Guangdong-based firms now have the highest amount of stressed dollar bonds in China, with almost $16 billion of notes yielding at least 15%, overtaking their Beijing-based peers for the first time at least this year. The change came after four developers based there made it to the growing list of bonds trading at stressed levels this week.

Real estate firms, which historically enjoyed easy access to the primary market, borrowed record volumes of debt in the last two years and make up over a third of China’s outstanding junk bonds. Concern over the sector is now growing as the pandemic pummels profits across the nation.

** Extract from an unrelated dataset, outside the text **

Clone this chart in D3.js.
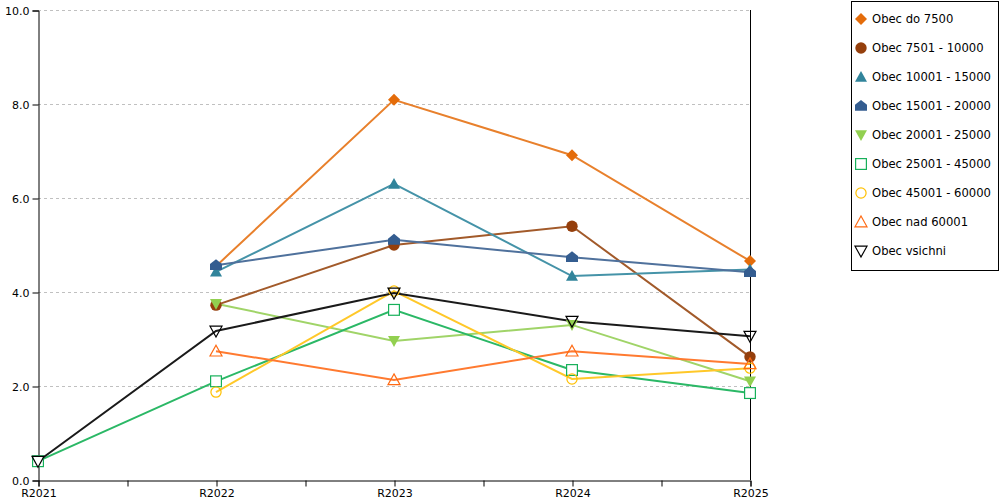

Click here to see Guangdong firms among this week’s list of stressed traded bonds

“The China dollar market has been indiscriminately penalizing, in particular, high yield bonds during March,” said Judy Kwok-Cheung, Hong Kong-based director of fixed-income research at Bank of Singapore Ltd. “Understandably, during times where the market is closed, immediate refinancing of USD bonds becomes more difficult that pushes the perceived default risk higher.”

To be sure, Guangdong’s rise to the top spot doesn’t necessarily mean a concentration of risk in the province itself as developers tend to have nationwide exposure. Instead, it indicates increasing caution over a sector which faces a $22.5 billion debt wall this year. Surging premiums offshore have already driven some builders to seek cheaper borrowing costs at home.

More broadly, there are signs of strain cropping up in the offshore market. Premiums on riskier dollar bonds have soared to eight-year highs this week, according to a Bloomberg Barclays index.

Last week, the value of Chinese corporate debt trading at stressed levels touched $48.4 billion, the highest level since Bloomberg started compiling the data from March 2019.

(A previous version of this story corrected the name of the province in the first paragraph.)